Differential Acculturation and Shifting Power Dynamics Within Families
On arrival in Australia, South Sudanese children and youth have adopted elements of Australian culture more rapidly than their parents, leading to a growing cultural distance within families. Participant parents in this research had a clear-cut wish for their children to maintain their heritage’s cultural values and practices. Nonetheless in their view, the youths are abandoning “the African way.” The wish to maintain and reestablish continuity after the disruption of displacement and migration through preservation of culture is a universal aspiration among refugee parents. At the same time, refugee children tend to acculturate and to take on elements of the new culture more rapidly than their parents who are often more isolated within the host community (Atwell et al. 2009; Hwang 2006).
Young [South Sudanese] people here [Australia] don’t listen to their parents. But what caused the situation is that when young people came here they were quicker to adapt to the situation and they adapted quickly. But it is challenging for the parent who doesn’t understand how things work in this country (Male Sudanese community worker).
What intensifies this tension in the case of the South Sudanese Australian community is the view among South Sudanese parents that Australian culture has little benefit for their children, and that some of the values displayed by the behaviors of their adolescents are in direct conflict with values endorsed by their heritage culture:
Children have freedom in Australia, but it is not good for them (Female participant).
In Australia children in high school have boyfriends and girlfriends, but we don’t do that in our culture. If you are young then you should do the things that young people should do, and don’t follow the things that adults should do. So I’m thinking I want to bring up Agok more like my culture (Another female participant).
An important structural consequence of differential acculturation within families is shifting power dynamics between parents and children (Doney et al. 2010; Hebbani et al. 2009; Lewig et al. 2010; Ochocka and Janzen 2008). For example, the more rapid acquisition of the English language by children compared to their parents can create a power differential within the family structure as children take on the task of negotiating the systems and structures in the new society (Atwell et al. 2009). Reliance by parents on their children for their daily contact with the outside world can lead to a weakening of the parental role, and it may cause some parents to feel threatened by the potential loss of their authority and role of assisting the social development of their children. At the same time, children felt that they had too much responsibility transferred onto them compared to their Australian counterparts.

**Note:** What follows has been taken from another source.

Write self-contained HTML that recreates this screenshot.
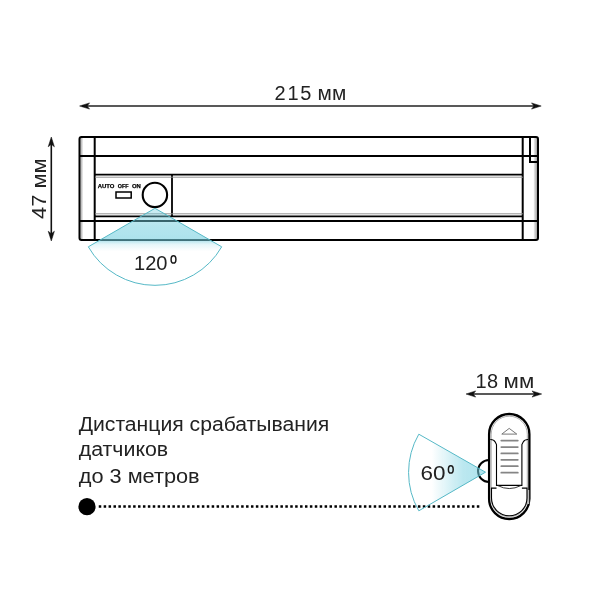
<!DOCTYPE html>
<html><head><meta charset="utf-8">
<style>
html,body{margin:0;padding:0;background:#fff;width:600px;height:600px;overflow:hidden}
svg{display:block;will-change:transform}
text{font-family:"Liberation Sans",sans-serif;fill:#222}
</style></head><body>
<svg width="600" height="600" viewBox="0 0 600 600">
<defs>
<linearGradient id="g120" x1="0" y1="208" x2="0" y2="285" gradientUnits="userSpaceOnUse">
<stop offset="0" stop-color="#74cfe0" stop-opacity="0.36"/>
<stop offset="0.25" stop-color="#74cfe0" stop-opacity="0.54"/>
<stop offset="0.415" stop-color="#74cfe0" stop-opacity="0.6"/>
<stop offset="0.47" stop-color="#74cfe0" stop-opacity="0.2"/>
<stop offset="0.56" stop-color="#74cfe0" stop-opacity="0"/>
<stop offset="1" stop-color="#74cfe0" stop-opacity="0"/>
</linearGradient>
<linearGradient id="g60" x1="408" y1="0" x2="486" y2="0" gradientUnits="userSpaceOnUse">
<stop offset="0" stop-color="#74cfe0" stop-opacity="0"/>
<stop offset="0.3" stop-color="#74cfe0" stop-opacity="0"/>
<stop offset="0.7" stop-color="#74cfe0" stop-opacity="0.48"/>
<stop offset="1" stop-color="#74cfe0" stop-opacity="0.6"/>
</linearGradient>
<linearGradient id="gsl" x1="0" y1="0" x2="1" y2="0"><stop offset="0" stop-color="#a8a8a8"/><stop offset="1" stop-color="#e8e8e8"/></linearGradient>
<linearGradient id="gsr" x1="0" y1="0" x2="1" y2="0"><stop offset="0" stop-color="#ececec"/><stop offset="1" stop-color="#a0a0a0"/></linearGradient>
</defs>

<!-- top dimension arrow -->
<line x1="82" y1="106" x2="538" y2="106" stroke="#222" stroke-width="1.4"/>
<path d="M79.6 106 L89.6 102.9 L87.1 106 L89.6 109.1 Z" fill="#111" stroke="#111" stroke-width="0.5" stroke-linejoin="round"/>
<path d="M541.2 106 L531.5 102.9 L534 106 L531.5 109.1 Z" fill="#111" stroke="#111" stroke-width="0.5" stroke-linejoin="round"/>
<text x="274.6" y="99.5" font-size="20" textLength="36.8" lengthAdjust="spacing">215</text><text x="317.6" y="99.5" font-size="20" textLength="28.6" lengthAdjust="spacingAndGlyphs">мм</text>

<!-- left vertical arrow -->
<line x1="51.3" y1="140" x2="51.3" y2="238" stroke="#111" stroke-width="1.6"/>
<path d="M51.3 137 L48.2 146.8 L51.3 144.3 L54.4 146.8 Z" fill="#111" stroke="#111" stroke-width="0.5" stroke-linejoin="round"/>
<path d="M51.3 241 L48.2 231.2 L51.3 233.7 L54.4 231.2 Z" fill="#111" stroke="#111" stroke-width="0.5" stroke-linejoin="round"/>
<text transform="translate(45.6 219) rotate(-90)" x="0" y="0" font-size="20" textLength="60.5" lengthAdjust="spacingAndGlyphs">47 мм</text>

<!-- bar -->
<rect x="80.5" y="138" width="2.4" height="101" fill="url(#gsl)"/>
<rect x="533.8" y="138" width="3.4" height="101" fill="url(#gsr)"/>
<g stroke="#000" fill="none">
<rect x="79.5" y="137" width="458.5" height="103" rx="2" stroke-width="2"/>
<line x1="94.7" y1="137" x2="94.7" y2="240" stroke-width="2"/>
<line x1="522.7" y1="137" x2="522.7" y2="240" stroke-width="2"/>
<line x1="79" y1="156" x2="538" y2="156" stroke-width="2"/>
<line x1="79" y1="221" x2="538" y2="221" stroke-width="2"/>
<line x1="95" y1="174.7" x2="523" y2="174.7" stroke-width="1.8"/>
<line x1="95" y1="216.3" x2="523" y2="216.3" stroke-width="1.8"/>
<line x1="172" y1="174.7" x2="172" y2="216.3" stroke-width="1.8"/>
<path d="M530 137 V162 H538" stroke-width="2"/>
<circle cx="154.9" cy="194.9" r="12.2" stroke-width="2.1"/>
<rect x="116" y="192" width="15.2" height="6" stroke-width="1.5"/>
</g>
<line x1="95" y1="177.2" x2="523" y2="177.2" stroke="#8a8a8a" stroke-width="0.9"/>
<line x1="95" y1="213.8" x2="523" y2="213.8" stroke="#8a8a8a" stroke-width="0.9"/>
<text x="97.7" y="187.8" font-size="5.7" font-weight="bold" style="fill:#000;stroke:#000;stroke-width:0.25" textLength="16.7" lengthAdjust="spacingAndGlyphs">AUTO</text>
<text x="117.8" y="187.8" font-size="5.7" font-weight="bold" style="fill:#000;stroke:#000;stroke-width:0.25" textLength="10.8" lengthAdjust="spacingAndGlyphs">OFF</text>
<text x="131.9" y="187.8" font-size="5.7" font-weight="bold" style="fill:#000;stroke:#000;stroke-width:0.25" textLength="8.8" lengthAdjust="spacingAndGlyphs">ON</text>

<!-- 120 fan -->
<path d="M155 208.3 L88.3 246.8 A77 77 0 0 0 221.7 246.8 Z" fill="url(#g120)" stroke="#55b8c6" stroke-width="1"/>
<text x="134" y="269.5" font-size="21" textLength="33.5" lengthAdjust="spacingAndGlyphs">120</text>
<ellipse cx="173.5" cy="259.4" rx="2.4" ry="3.7" fill="none" stroke="#1a1a1a" stroke-width="1.5"/>

<!-- 18 mm -->
<line x1="469" y1="394" x2="539" y2="394" stroke="#222" stroke-width="1.4"/>
<path d="M466 394 L475.7 390.9 L473.2 394 L475.7 397.1 Z" fill="#111" stroke="#111" stroke-width="0.5" stroke-linejoin="round"/>
<path d="M541.7 394 L532 390.9 L534.5 394 L532 397.1 Z" fill="#111" stroke="#111" stroke-width="0.5" stroke-linejoin="round"/>
<text x="475.6" y="387.5" font-size="20" textLength="22.4" lengthAdjust="spacing">18</text><text x="503.6" y="387.5" font-size="20" textLength="30.6" lengthAdjust="spacingAndGlyphs">мм</text>

<!-- text block -->
<text x="78.7" y="431" font-size="19.5" textLength="250.5" lengthAdjust="spacingAndGlyphs">Дистанция срабатывания</text>
<text x="78.7" y="456.3" font-size="19.5" textLength="89.5" lengthAdjust="spacingAndGlyphs">датчиков</text>
<text x="78.7" y="482.5" font-size="19.5" textLength="121" lengthAdjust="spacingAndGlyphs">до 3 метров</text>

<!-- dotted line -->
<circle cx="87" cy="506.7" r="8.6" fill="#000"/>
<line x1="98.75" y1="506.6" x2="480" y2="506.6" stroke="#000" stroke-width="2.5" stroke-dasharray="2.5 2.41"/>

<!-- 60 fan -->
<path d="M489 460 A11 11 0 0 0 489 482" fill="none" stroke="#000" stroke-width="2"/>

<path d="M485.5 472.2 L418.8 434.2 A76.8 76.8 0 0 0 418.8 510.8 Z" fill="url(#g60)" stroke="#55b8c6" stroke-width="1"/>
<text x="420.5" y="479.5" font-size="21" textLength="25" lengthAdjust="spacingAndGlyphs">60</text>
<ellipse cx="450.8" cy="469.4" rx="2.4" ry="3.7" fill="none" stroke="#1a1a1a" stroke-width="1.5"/>

<!-- clip -->
<rect x="489.1" y="414" width="40.3" height="105" rx="20.15" fill="#fff" stroke="#000" stroke-width="2.3"/>
<rect x="491.2" y="416.2" width="36.1" height="100.6" rx="18" fill="none" stroke="#999" stroke-width="0.8"/>
<rect x="527.2" y="490" width="2" height="14" fill="#bbb"/>
<path d="M490.3 439.5 Q493.8 439.4 495.2 442 L496.5 444.6 V485.4 H521.9 V444.6 L523.2 442 Q524.6 439.4 528.2 439.5" fill="none" stroke="#000" stroke-width="1.1"/>
<path d="M497.8 485.6 Q509.3 491.5 520.8 485.6" fill="none" stroke="#222" stroke-width="0.9"/>
<path d="M496.5 488.1 H491.5 V498 A17.75 17.75 0 0 0 527 498 V488.1 H521.9" fill="none" stroke="#000" stroke-width="1.1"/>
<path d="M509.2 428.4 L501.8 434.1 H516.8 Z" fill="none" stroke="#777" stroke-width="1"/>
<g stroke="#858585" stroke-width="1.75" stroke-linecap="round">
<line x1="501.3" y1="440.5" x2="517.8" y2="440.5"/>
<line x1="501.3" y1="447" x2="517.8" y2="447"/>
<line x1="501.3" y1="453.4" x2="517.8" y2="453.4"/>
<line x1="501.3" y1="459.8" x2="517.8" y2="459.8"/>
<line x1="501.3" y1="466.2" x2="517.8" y2="466.2"/>
<line x1="501.3" y1="472.7" x2="517.8" y2="472.7"/>
</g>
</svg>
</body></html>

The sense of threat of losing parental power over their youth was strongly felt by all participating parents. Responses included finding ways of parenting children from a less authoritative position, or withdrawing from aspects of their parenting roles. Nonetheless, the majority of parents responded with attempting to strengthen their parental authority by amplifying the authoritarian and hierarchical elements of their traditional parenting style. Elements of the authoritarian parenting style, such as corporal punishment and curtailing the social activities of adult children, however, met with disapproval and intervention from Australian authorities. Reports of child abuse, often in relation to discipline or punishment of the child (Lewig et al. 2010) resulted in child protection authorities prosecuting parents and, in some cases, removing children.
Disproportionate parental authority also has met with considerable challenge from children and youth. As children developed their understanding of their new cultural and legal environment, they began to question the fairness of their parents’ actions. Challenging the authority of their parents has become a more viable option under the laws of their new country. Older children, especially, found support in Australian legal and institutional structures such as assisted accommodation and access to various income and social benefits. Participating parents blamed government payments, such as the youth allowance, for the breakdown of family structures. They noted with some astonishment that their children could use the law of their new country and call, or threaten to call, the police and other authorities if they found themselves in conflict with their parents.
When children have a problem and they see a counsellor to tell them such and such happened, the counsellor tells them to call the police. They put that in their mind and they think that it is a good idea. So when you want to parent them and say to them do this, they can just call the police (Female participant).
Parents judged that such interventions undermined their family structures. They believe that authorities and institutions should instead support them in their parenting roles.
Australian government and social institutions indeed have an important role to support parents and families in terms of adequate financial resources and structural backing. This role should extend to fostering legally approved and meaningful parenting skills among immigrant parents, as lack of skills and confidence in applying nonphysical discipline indeed may be the main reason why refugee parents feel threatened by the impact of Western cultural influences on their children.